Current
GSD-2 Context Framework
An open-source agent framework designed to maintain contextual continuity and goal alignment across multi-step autonomous workflows.
Signal
Signal source: opensourceprojects.
Context
Autonomous agent systems frequently suffer from context degradation over extended execution chains. Without explicit state management or memory retention mechanisms, agents may enter loops, repeat errors, or deviate from original objectives. This drift is particularly prevalent in multi-step reasoning or tool-use scenarios where intermediate states are not preserved or validated against the primary goal.
Relevance
The GSD-2 framework addresses the infrastructure layer requirement for persistent state and goal verification. By treating context maintenance as a first-class capability rather than an ad-hoc implementation, it aligns with the Openflows focus on reliable, inspectable agent operations.
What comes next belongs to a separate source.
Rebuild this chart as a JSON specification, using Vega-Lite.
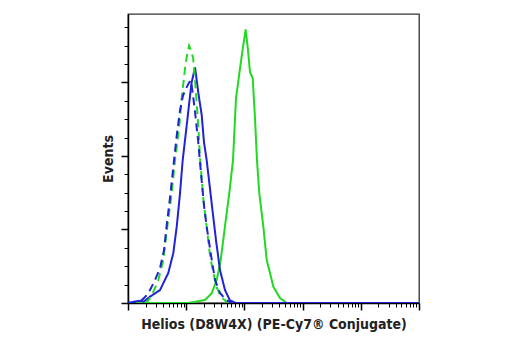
{
  "$schema": "https://vega.github.io/schema/vega-lite/v6.json",
  "width": 291,
  "height": 289,
  "autosize": "none",
  "padding": {"left": 128, "top": 14, "right": 101, "bottom": 47},
  "background": "white",
  "config": {
    "view": {"stroke": "#333", "strokeWidth": 1.3},
    "font": "DejaVu Sans Condensed, Liberation Sans, sans-serif"
  },
  "data": {
    "values": [
      {"series": "A", "x": 1, "y": 0},
      {"series": "A", "x": 10.7, "y": 0},
      {"series": "A", "x": 21.0, "y": 2},
      {"series": "A", "x": 27.4, "y": 6.6},
      {"series": "A", "x": 33.4, "y": 15.6},
      {"series": "A", "x": 39.2, "y": 29.2},
      {"series": "A", "x": 46.4, "y": 52.2},
      {"series": "A", "x": 55.0, "y": 74.7},
      {"series": "A", "x": 63.7, "y": 97.1},
      {"series": "A", "x": 71.7, "y": 139.2},
      {"series": "A", "x": 84.0, "y": 159.4},
      {"series": "A", "x": 92.8, "y": 171.8},
      {"series": "A", "x": 105.2, "y": 186},
      {"series": "A", "x": 115.3, "y": 171.8},
      {"series": "A", "x": 124.8, "y": 157},
      {"series": "A", "x": 139.0, "y": 152.8},
      {"series": "A", "x": 152.1, "y": 125.6},
      {"series": "A", "x": 164.5, "y": 97.1},
      {"series": "A", "x": 180.3, "y": 74.7},
      {"series": "A", "x": 211.2, "y": 52.2},
      {"series": "A", "x": 241.7, "y": 29.2},
      {"series": "A", "x": 275.4, "y": 20.4},
      {"series": "A", "x": 314, "y": 11.1},
      {"series": "A", "x": 409, "y": 3.4},
      {"series": "A", "x": 533, "y": 0},
      {"series": "A", "x": 100000, "y": 0},

      {"series": "B", "x": 1, "y": 0},
      {"series": "B", "x": 1.22, "y": 0.7},
      {"series": "B", "x": 1.485, "y": 1.4},
      {"series": "B", "x": 1.88, "y": 1.0},
      {"series": "B", "x": 2.39, "y": 4.3},
      {"series": "B", "x": 3.55, "y": 8.8},
      {"series": "B", "x": 4.92, "y": 20.4},
      {"series": "B", "x": 6.0, "y": 33.9},
      {"series": "B", "x": 6.87, "y": 51.8},
      {"series": "B", "x": 7.82, "y": 74.4},
      {"series": "B", "x": 8.7, "y": 97},
      {"series": "B", "x": 10.2, "y": 120.7},
      {"series": "B", "x": 11.3, "y": 136.5},
      {"series": "B", "x": 12.4, "y": 150},
      {"series": "B", "x": 14.2, "y": 160.2},
      {"series": "B", "x": 16.1, "y": 143.3},
      {"series": "B", "x": 18.5, "y": 127.5},
      {"series": "B", "x": 20.2, "y": 109.4},
      {"series": "B", "x": 22.5, "y": 97},
      {"series": "B", "x": 27.4, "y": 67.8},
      {"series": "B", "x": 32.5, "y": 42.7},
      {"series": "B", "x": 38.1, "y": 22.4},
      {"series": "B", "x": 46.4, "y": 8.8},
      {"series": "B", "x": 56.6, "y": 1.7},
      {"series": "B", "x": 71.7, "y": 0},
      {"series": "B", "x": 100000, "y": 0},

      {"series": "C", "x": 1.96, "y": 0},
      {"series": "C", "x": 2.23, "y": 1.7},
      {"series": "C", "x": 2.55, "y": 5.4},
      {"series": "C", "x": 2.91, "y": 10.2},
      {"series": "C", "x": 3.32, "y": 15.6},
      {"series": "C", "x": 4.04, "y": 29.2},
      {"series": "C", "x": 4.73, "y": 51.8},
      {"series": "C", "x": 5.63, "y": 74.4},
      {"series": "C", "x": 6.42, "y": 97},
      {"series": "C", "x": 7.09, "y": 110.5},
      {"series": "C", "x": 7.61, "y": 120.7},
      {"series": "C", "x": 8.37, "y": 139},
      {"series": "C", "x": 9.53, "y": 159.4},
      {"series": "C", "x": 10.3, "y": 168.2},
      {"series": "C", "x": 11.2, "y": 175},
      {"series": "C", "x": 12.1, "y": 171.6},
      {"series": "C", "x": 13.2, "y": 166.2},
      {"series": "C", "x": 14.7, "y": 143.3},
      {"series": "C", "x": 16.1, "y": 120.7},
      {"series": "C", "x": 17.3, "y": 98.3},
      {"series": "C", "x": 19.8, "y": 69.8},
      {"series": "C", "x": 22.5, "y": 51.8},
      {"series": "C", "x": 25.6, "y": 32.5},
      {"series": "C", "x": 29.2, "y": 20.4},
      {"series": "C", "x": 33.8, "y": 10.2},
      {"series": "C", "x": 39.6, "y": 4.1},
      {"series": "C", "x": 50.2, "y": 0.7},
      {"series": "C", "x": 61.2, "y": 0},

      {"series": "D", "x": 1, "y": 0},
      {"series": "D", "x": 1.32, "y": 0.3},
      {"series": "D", "x": 1.74, "y": 2},
      {"series": "D", "x": 2.04, "y": 4.8},
      {"series": "D", "x": 2.39, "y": 8.8},
      {"series": "D", "x": 2.91, "y": 15.6},
      {"series": "D", "x": 3.55, "y": 23.7},
      {"series": "D", "x": 4.16, "y": 36},
      {"series": "D", "x": 4.59, "y": 51.8},
      {"series": "D", "x": 5.37, "y": 74.4},
      {"series": "D", "x": 6.17, "y": 97},
      {"series": "D", "x": 6.95, "y": 115.3},
      {"series": "D", "x": 7.82, "y": 130.9},
      {"series": "D", "x": 8.81, "y": 141},
      {"series": "D", "x": 9.93, "y": 145.8},
      {"series": "D", "x": 11.2, "y": 149.9},
      {"series": "D", "x": 12.1, "y": 151.3},
      {"series": "D", "x": 13.1, "y": 141},
      {"series": "D", "x": 14.2, "y": 129.7},
      {"series": "D", "x": 16.0, "y": 110.5},
      {"series": "D", "x": 17.9, "y": 88.8},
      {"series": "D", "x": 20.2, "y": 66.4},
      {"series": "D", "x": 22.5, "y": 51.8},
      {"series": "D", "x": 26.7, "y": 32.5},
      {"series": "D", "x": 31.3, "y": 15.6},
      {"series": "D", "x": 38.1, "y": 6.8},
      {"series": "D", "x": 48.3, "y": 2},
      {"series": "D", "x": 61.2, "y": 0}
    ]
  },
  "mark": {"type": "line", "clip": true},
  "encoding": {
    "x": {
      "field": "x",
      "type": "quantitative",
      "scale": {"type": "log", "domain": [1, 100000], "nice": false},
      "axis": {
        "title": "Helios (D8W4X) (PE-Cy7® Conjugate)",
        "titleFont": "DejaVu Sans Condensed, Liberation Sans, sans-serif",
        "titleFontSize": 14,
        "titleFontWeight": "bold",
        "titleColor": "#222",
        "titlePadding": 7,
        "labels": false,
        "grid": false,
        "domainColor": "#000",
        "domainWidth": 1.5,
        "tickColor": "#000",
        "values": [1,2,3,4,5,6,7,8,9,10,20,30,40,50,60,70,80,90,100,200,300,400,500,600,700,800,900,1000,2000,3000,4000,5000,6000,7000,8000,9000,10000,20000,30000,40000,50000,60000,70000,80000,90000,100000],
        "tickSize": {"condition": {"test": "abs(log(datum.value)/LN10 - round(log(datum.value)/LN10)) < 0.000001", "value": 7}, "value": 4},
        "tickWidth": {"condition": {"test": "abs(log(datum.value)/LN10 - round(log(datum.value)/LN10)) < 0.000001", "value": 1.5}, "value": 1}
      }
    },
    "y": {
      "field": "y",
      "type": "quantitative",
      "scale": {"domain": [0, 196.5], "nice": false, "zero": true},
      "axis": {
        "title": "Events",
        "titleFont": "DejaVu Sans Condensed, Liberation Sans, sans-serif",
        "titleFontSize": 14,
        "titleFontWeight": "bold",
        "titleColor": "#222",
        "titlePadding": 5,
        "labels": false,
        "grid": false,
        "domainColor": "#000",
        "domainWidth": 1.5,
        "tickColor": "#000",
        "values": [0,12.5,25,37.5,50,62.5,75,87.5,100,112.5,125,137.5,150,162.5,175,187.5],
        "tickSize": {"condition": {"test": "datum.value % 50 === 0", "value": 7}, "value": 4},
        "tickWidth": {"condition": {"test": "datum.value % 50 === 0", "value": 1.5}, "value": 1}
      }
    },
    "color": {
      "field": "series",
      "type": "nominal",
      "scale": {"domain": ["A", "B", "C", "D"], "range": ["#22d822", "#2222d6", "#22d822", "#2222d6"]},
      "legend": null
    },
    "strokeDash": {
      "field": "series",
      "type": "nominal",
      "scale": {"domain": ["A", "B", "C", "D"], "range": [[1, 0], [1, 0], [8, 5], [8, 5]]},
      "legend": null
    },
    "strokeWidth": {
      "field": "series",
      "type": "nominal",
      "scale": {"domain": ["A", "B", "C", "D"], "range": [2, 2, 2.6, 2.6]},
      "legend": null
    }
  }
}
This approach supports the transition from single-turn interactions to sustained, multi-step workflows.
Current State
The project is currently available as a GitHub repository under gsd-build/gsd-2. Initial descriptions indicate a focus on preventing context loss and maintaining goal alignment. The repository serves as a signal for early-stage development of framework-level solutions for agent memory and state continuity.
Open Questions
Verification of the framework's actual implementation against the described capabilities is required. Benchmarking data regarding performance overhead and context retention accuracy relative to existing solutions is not yet available. Integration patterns with standard orchestration tools and compatibility with existing memory layers need further exploration.
Connections
The GSD-2 Context Framework intersects with several existing infrastructure entries. It shares functional goals with zeroclaw, which consolidates state management and memory orchestration into a minimal runtime. Like memu, it addresses proactive memory needs to anticipate context requirements rather than reacting to them. The framework operates within the scope of inspectable-agent-operations, contributing to a governed loop where memory and workspace layers remain visible and revisable. Additionally, it supports the coordination patterns described in zylos-core, enabling multiple agents to function as a collaborative unit rather than isolated tools. These connections suggest GSD-2 fits within the emerging ecosystem of agent state and memory management infrastructure.